Bold typography dominates the top of the April 1986 cover of *Isaac Asimov’s Science Fiction Magazine*, immediately planting it in the era of glossy, high-impact newsstand design. The issue promises a hefty “192 pages,” priced at $2.00 U.S. ($2.25 in Canada), with contributor names stacked down the left margin—Lucius Shepard, Kim Stanley Robinson, and Lisa Goldstein—alongside a “Viewpoint” by Joe Haldeman on science fiction and war.

At center stage, the cover art leans into late–Cold War visual language: a figure in green camouflage and a sealed helmet flashes a confident thumbs-up. The visor becomes a miniature screen, reflecting a surreal tableau of light and motion—an abstract, neon-like scene that reads like a futuristic interface or a dream of technology, rather than a literal battlefield. That tension between military cues and speculative imagery gives the artwork its bite, suggesting both reassurance and unease.

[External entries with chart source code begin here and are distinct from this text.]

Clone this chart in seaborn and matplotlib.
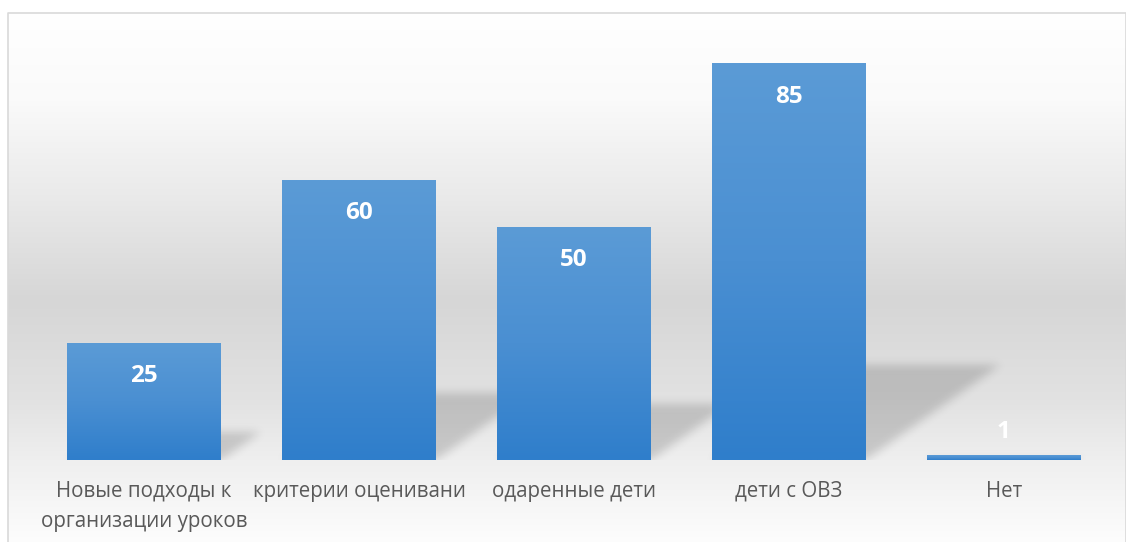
import numpy as np
import pandas as pd
import matplotlib
matplotlib.use("Agg")
import matplotlib.pyplot as plt
import seaborn as sns
from matplotlib.colors import LinearSegmentedColormap

categories = ["Новые подходы к\nорганизации уроков", "критерии оценивани",
              "одаренные дети", "дети с ОВЗ", "Нет"]
values = [25, 60, 50, 85, 1]

W, H, DPI = 1126, 542, 100
sns.set_theme(style="white")
plt.rcParams['font.family'] = ['Open Sans', 'DejaVu Sans']

fig = plt.figure(figsize=(W / DPI, H / DPI), dpi=DPI)

# background gradient (chart area)
bg = fig.add_axes([0, 0, 1, 1], zorder=-10)
bg.set_axis_off()
ys = np.arange(H)
stops_y = [0, 12, 100, 200, 300, 400, 460, 542]
stops_v = [255, 255, 250, 233, 214, 226, 239, 253]
col = np.interp(ys, stops_y, stops_v) / 255.0
img = np.repeat(col[:, None], W, axis=1)
img[:, :8] = 1.0
img[:12, :] = 1.0
bg.imshow(np.dstack([img, img, img]), extent=[0, W, H, 0], aspect="auto",
          interpolation="bilinear")
bg.set_xlim(0, W)
bg.set_ylim(H, 0)
bg.plot([7.5, 7.5, 1125.5, 1125.5], [H + 5, 12.5, 12.5, H + 5], color="#D9D9D9", lw=1.2)

# main axes
ax_left, ax_right = 36.5, 1111.5
base_px, top_px = 460, 40.6
ymax = 90
ax = fig.add_axes([ax_left / W, (H - base_px) / H, (ax_right - ax_left) / W,
                   (base_px - top_px) / H])
ax.set_facecolor("none")

bar_w = 154 / 215
df = pd.DataFrame({"cat": categories, "val": values})
sns.barplot(data=df, x="cat", y="val", width=bar_w, color="#5B9BD5", ax=ax,
            saturation=1, zorder=3)
ax.set_xlim(-0.5, len(categories) - 0.5)
ax.set_ylim(0, ymax)

# shadows (perspective, sheared, blurred)
nx, ny = int(ax_right - ax_left), int(base_px - top_px)
gx = np.linspace(-0.5, len(categories) - 0.5, nx)
gy = np.linspace(0, ymax, ny)
GX, GY = np.meshgrid(gx, gy)
mask = np.zeros_like(GX)
px_per_unit = (base_px - top_px) / ymax
shear = 0.34 * px_per_unit / 215 / 0.24  # category units per data unit of height
for i, v in enumerate(values):
    hs = 0.24 * v
    xl, xr = i - bar_w / 2, i + bar_w / 2
    inside = (GY <= hs) & (GX >= xl + GY * shear) & (GX <= xr + GY * shear)
    mask[inside] = 1.0

def blur(a, sigma):
    r = int(3 * sigma)
    k = np.exp(-0.5 * (np.arange(-r, r + 1) / sigma) ** 2)
    k /= k.sum()
    a = np.apply_along_axis(lambda m: np.convolve(m, k, mode="same"), 0, a)
    a = np.apply_along_axis(lambda m: np.convolve(m, k, mode="same"), 1, a)
    return a

mask = blur(mask, 4.5)
rgba = np.zeros((ny, nx, 4))
rgba[..., 3] = mask * 0.16
ax.imshow(rgba, extent=[-0.5, len(categories) - 0.5, 0, ymax], origin="lower",
          aspect="auto", zorder=2, interpolation="bilinear")

# bar gradients
cmap = LinearSegmentedColormap.from_list("bar", ["#2F7ECB", "#4A8FD2", "#5B9BD6"])
grad = np.linspace(0, 1, 256)[:, None]
for p in ax.patches:
    x0, y0 = p.get_x(), p.get_y()
    w, h = p.get_width(), p.get_height()
    p.set_facecolor("none")
    p.set_edgecolor("none")
    ax.imshow(grad, cmap=cmap, extent=[x0, x0 + w, y0, y0 + h], origin="lower",
              aspect="auto", zorder=3, interpolation="bilinear")

# value labels
for i, v in enumerate(values):
    h_px = v * px_per_unit
    off = -33 if h_px > 40 else 23
    ax.annotate(str(v), (i, v), xytext=(0, off), textcoords="offset pixels",
                ha="center", va="center", color="white", fontsize=17.5,
                fontweight="bold", zorder=5)

ax.set_xlim(-0.5, len(categories) - 0.5)
ax.set_ylim(0, ymax)
ax.set_xlabel("")
ax.set_ylabel("")
ax.set_yticks([])
ax.tick_params(axis="x", length=0, pad=15, labelsize=14.8, labelcolor="#595959")
for t in ax.get_xticklabels():
    t.set_linespacing(1.55)
for s in ax.spines.values():
    s.set_visible(False)

fig.savefig("out.png", dpi=DPI)
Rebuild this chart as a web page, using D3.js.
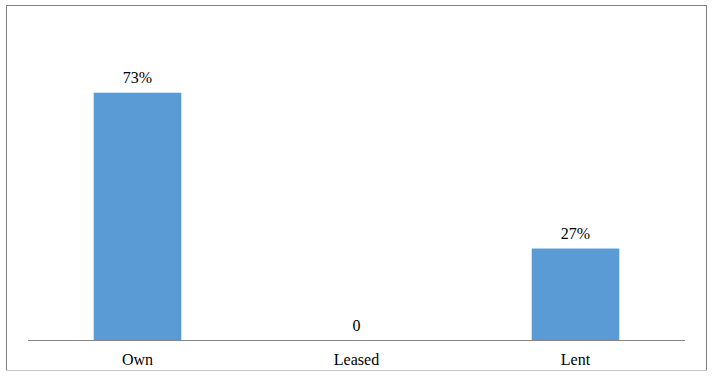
<!DOCTYPE html>
<html>
<head>
<meta charset="utf-8">
<script src="https://cdn.jsdelivr.net/npm/d3@7.9.0/dist/d3.min.js"></script>
<style>
  html, body { margin: 0; padding: 0; background: #fff; }
  svg { display: block; }
</style>
</head>
<body>
<svg id="chart" width="712" height="379"></svg>
<script>
const categories = ['Own', 'Leased', 'Lent'];
const values = [0.73, 0, 0.27];
const valueLabels = ['73%', '0', '27%'];

const FONT = 'Liberation Serif';
const plot = { left: 28, right: 685, top: 69, bottom: 340 };

const svg = d3.select('#chart');

// outer chart frame
svg.append('rect')
  .attr('x', 6.5).attr('y', 5.5)
  .attr('width', 700).attr('height', 365)
  .attr('fill', '#fff').attr('stroke', '#7f7f7f').attr('stroke-width', 1);
svg.append('line')
  .attr('x1', 6).attr('x2', 707).attr('y1', 370.5).attr('y2', 370.5)
  .attr('stroke', '#c6c6c6');

const x = d3.scaleBand()
  .domain(categories)
  .range([plot.left, plot.right])
  .paddingInner(0.6).paddingOuter(0.3);

const y = d3.scaleLinear().domain([0, 0.8]).range([plot.bottom, plot.top]);

const data = categories.map((c, i) => ({ cat: c, v: values[i], label: valueLabels[i] }));

svg.append('g').selectAll('rect').data(data).join('rect')
  .attr('x', d => x(d.cat))
  .attr('y', d => y(d.v))
  .attr('width', x.bandwidth())
  .attr('height', d => y(0) - y(d.v))
  .attr('fill', '#5b9bd5');

// category axis
const xAxis = svg.append('g')
  .attr('transform', `translate(0,${plot.bottom + 0.5})`)
  .call(d3.axisBottom(x).tickSize(0).tickPadding(0));
xAxis.select('.domain').attr('stroke', '#868686').attr('d', `M${plot.left},0H${plot.right}`);
xAxis.selectAll('text')
  .attr('dy', null).attr('y', 24.5)
  .style('font-family', FONT).style('font-size', '16px')
  .attr('fill', '#000');

// data labels
svg.append('g')
  .selectAll('text').data(data).join('text')
  .attr('x', d => x(d.cat) + x.bandwidth() / 2)
  .attr('y', d => y(d.v) - 9.5)
  .attr('text-anchor', 'middle')
  .style('font-family', FONT).style('font-size', '16px')
  .attr('fill', '#000')
  .text(d => d.label);
</script>
</body>
</html>
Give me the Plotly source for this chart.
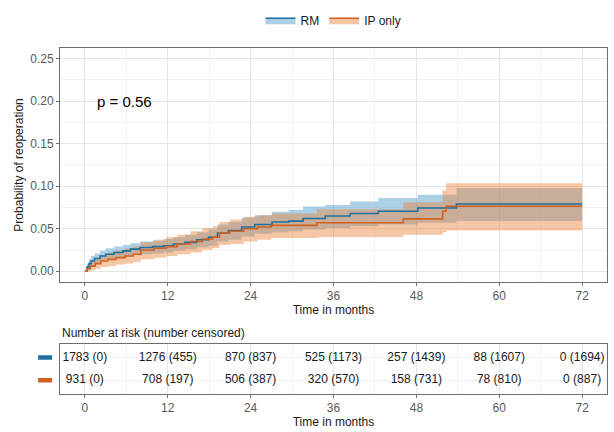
import plotly.graph_objects as go
from plotly.subplots import make_subplots

# ---- Data ----
rm_time = [0, 0.3, 0.6, 0.9, 1.4, 2.2, 3.0, 4.2, 5.5, 6.6, 8.0, 9.8, 11.4, 12.8, 14.5, 16.2, 17.9,
           19.2, 20.8, 22.7, 24.6, 27.1, 29.5, 31.6, 34.8, 38.4, 42.5, 48.2, 53.8, 72]
rm_est = [0, 0.005, 0.009, 0.012, 0.015, 0.018, 0.020, 0.022, 0.024, 0.026, 0.028, 0.029, 0.030,
          0.032, 0.034, 0.037, 0.040, 0.045, 0.048, 0.052, 0.055, 0.058, 0.059, 0.062, 0.065,
          0.068, 0.0705, 0.0744, 0.079, 0.079]
rm_lo = [0, 0.001, 0.004, 0.007, 0.009, 0.012, 0.014, 0.015, 0.017, 0.019, 0.020, 0.021, 0.022,
         0.024, 0.026, 0.028, 0.030, 0.035, 0.037, 0.041, 0.044, 0.046, 0.047, 0.049, 0.051,
         0.053, 0.055, 0.057, 0.059, 0.059]
rm_hi = [0, 0.009, 0.014, 0.018, 0.021, 0.024, 0.027, 0.029, 0.031, 0.033, 0.035, 0.036, 0.038,
         0.040, 0.043, 0.046, 0.049, 0.055, 0.058, 0.063, 0.066, 0.070, 0.072, 0.076, 0.078,
         0.082, 0.086, 0.090, 0.0977, 0.0977]

ip_time = [0, 0.3, 0.8, 1.5, 2.3, 3.3, 4.5, 5.8, 7.0, 8.1, 10.0, 11.8, 13.4, 15.3, 17.0, 18.5,
           19.5, 21.0, 23.0, 25.0, 27.0, 33.6, 46.1, 51.8, 52.3, 72]
ip_est = [0, 0.003, 0.006, 0.009, 0.012, 0.014, 0.016, 0.018, 0.020, 0.025, 0.027, 0.029, 0.032,
          0.035, 0.038, 0.040, 0.045, 0.047, 0.050, 0.052, 0.054, 0.057, 0.0616, 0.0705, 0.0765,
          0.0765]
ip_lo = [0, 0.000, 0.001, 0.003, 0.005, 0.006, 0.008, 0.009, 0.011, 0.014, 0.016, 0.018, 0.020,
         0.022, 0.025, 0.027, 0.031, 0.032, 0.035, 0.037, 0.039, 0.040, 0.043, 0.046, 0.048, 0.048]
ip_hi = [0, 0.007, 0.011, 0.015, 0.019, 0.022, 0.024, 0.027, 0.029, 0.034, 0.037, 0.040, 0.043,
         0.047, 0.051, 0.053, 0.058, 0.061, 0.064, 0.066, 0.068, 0.073, 0.081, 0.095, 0.1035,
         0.1035]

risk_times = [0, 12, 24, 36, 48, 60, 72]
rm_risk = ["1783 (0)", "1276 (455)", "870 (837)", "525 (1173)", "257 (1439)", "88 (1607)", "0 (1694)"]
ip_risk = ["931 (0)", "708 (197)", "506 (387)", "320 (570)", "158 (731)", "78 (810)", "0 (887)"]

groups = ["RM", "IP only"]
line_colors = ["#1E6FA0", "#D2601E"]
fill_colors = ["rgba(70,150,200,0.45)", "rgba(235,130,60,0.45)"]
pval_text = "p = 0.56"

# ---- Figure ----
FONT = "Liberation Sans, Arial, sans-serif"
fig = make_subplots(rows=2, cols=1, shared_xaxes=False,
                    row_heights=[0.676, 0.145], vertical_spacing=0.179)

series = [(rm_time, rm_est, rm_lo, rm_hi), (ip_time, ip_est, ip_lo, ip_hi)]
for (t, est, lo, hi), name, lc, fc in zip(series, groups, line_colors, fill_colors):
    fig.add_trace(go.Scatter(x=t, y=lo, mode="lines", line=dict(width=0, shape="hv"),
                             showlegend=False, hoverinfo="skip"), row=1, col=1)
    fig.add_trace(go.Scatter(x=t, y=hi, mode="lines", line=dict(width=0, shape="hv"),
                             fill="tonexty", fillcolor=fc, showlegend=False,
                             hoverinfo="skip"), row=1, col=1)

for (t, est, lo, hi), name, lc, fc in zip(series, groups, line_colors, fill_colors):
    fig.add_trace(go.Scatter(x=t, y=est, mode="lines", name=name,
                             line=dict(color=lc, width=1.6, shape="hv"),
                             showlegend=False), row=1, col=1)

# legend-only entries (filled key with line)
for i, (name, lc, fc) in enumerate(zip(groups, line_colors, fill_colors)):
    fig.add_trace(go.Scatter(x=[None], y=[None], mode="lines", name=name,
                             line=dict(color=lc, width=1.6), fill="toself",
                             fillcolor=fc, legendrank=i + 1), row=1, col=1)

# risk table
row_y = [2, 1]
for ry, vals in zip(row_y, [rm_risk, ip_risk]):
    fig.add_trace(go.Scatter(x=risk_times, y=[ry] * len(risk_times), mode="text",
                             text=vals, textposition="middle center",
                             textfont=dict(family=FONT, size=12, color="#1a1a1a"),
                             showlegend=False, hoverinfo="skip"), row=2, col=1)

# colored keys left of table rows
for ry, lc in zip(row_y, line_colors):
    fig.add_shape(type="rect", xref="x2 domain", yref="y2",
                  x0=-0.040, x1=-0.0146, y0=ry - 0.1, y1=ry + 0.1,
                  fillcolor=lc, line=dict(width=0), layer="above")

axis_common = dict(showline=True, mirror=True, linecolor="#6e6e6e", linewidth=1,
                   gridcolor="#E6E6E6", gridwidth=1, zeroline=False,
                   ticks="outside", ticklen=3, tickcolor="#6e6e6e",
                   tickfont=dict(family=FONT, size=12, color="#5a5a5a"))

fig.update_xaxes(range=[-3.6, 75.6], tickvals=risk_times,
                 minor=dict(dtick=6, tick0=0, showgrid=True, gridcolor="#F3F3F3", ticks=""),
                 title=dict(text="Time in months", font=dict(family=FONT, size=12, color="#1a1a1a"),
                            standoff=2),
                 **axis_common)
fig.update_yaxes(range=[-0.0125, 0.2625], dtick=0.05, tick0=0, tickformat=".2f",
                 minor=dict(dtick=0.025, tick0=0, showgrid=True, gridcolor="#F3F3F3", ticks=""),
                 title=dict(text="Probability of reoperation",
                            font=dict(family=FONT, size=12, color="#1a1a1a"), standoff=4),
                 row=1, col=1, **axis_common)
fig.update_yaxes(range=[0.4, 2.6], tickvals=row_y, showticklabels=False, ticks="",
                 showline=True, mirror=True, linecolor="#6e6e6e", linewidth=1,
                 gridcolor="#F0F0F0", zeroline=False, row=2, col=1)

fig.add_annotation(x=1.4, y=0.2, xref="x", yref="y", text=pval_text, showarrow=False,
                   xanchor="left", yanchor="middle",
                   font=dict(family=FONT, size=15, color="#000000"))
fig.add_annotation(x=0, y=1.0, xref="x2 domain", yref="y2 domain", yshift=2,
                   text="Number at risk (number censored)", showarrow=False,
                   xanchor="left", yanchor="bottom",
                   font=dict(family=FONT, size=12, color="#1a1a1a"))

fig.update_layout(
    width=614, height=432,
    margin=dict(l=60, r=6, t=45, b=35),
    paper_bgcolor="white", plot_bgcolor="white",
    font=dict(family=FONT, size=12, color="#1a1a1a"),
    legend=dict(orientation="h", x=0.5, xanchor="center", y=1.08, yanchor="middle",
                traceorder="normal",
                font=dict(family=FONT, size=12, color="#1a1a1a"),
                itemwidth=30, tracegroupgap=0),
)

fig.write_html("out.html")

Collectors and readers looking back at 1980s science fiction magazine covers will find a lot to savor here: the saturated palette, the crisp lettering, and the period-specific mix of optimism and dread. As a piece of cover art, it also works as a snapshot of how the genre packaged itself for a wide audience—serious writers’ names, big promises on the masthead, and a striking visual hook built around the future’s machinery and the human face behind it.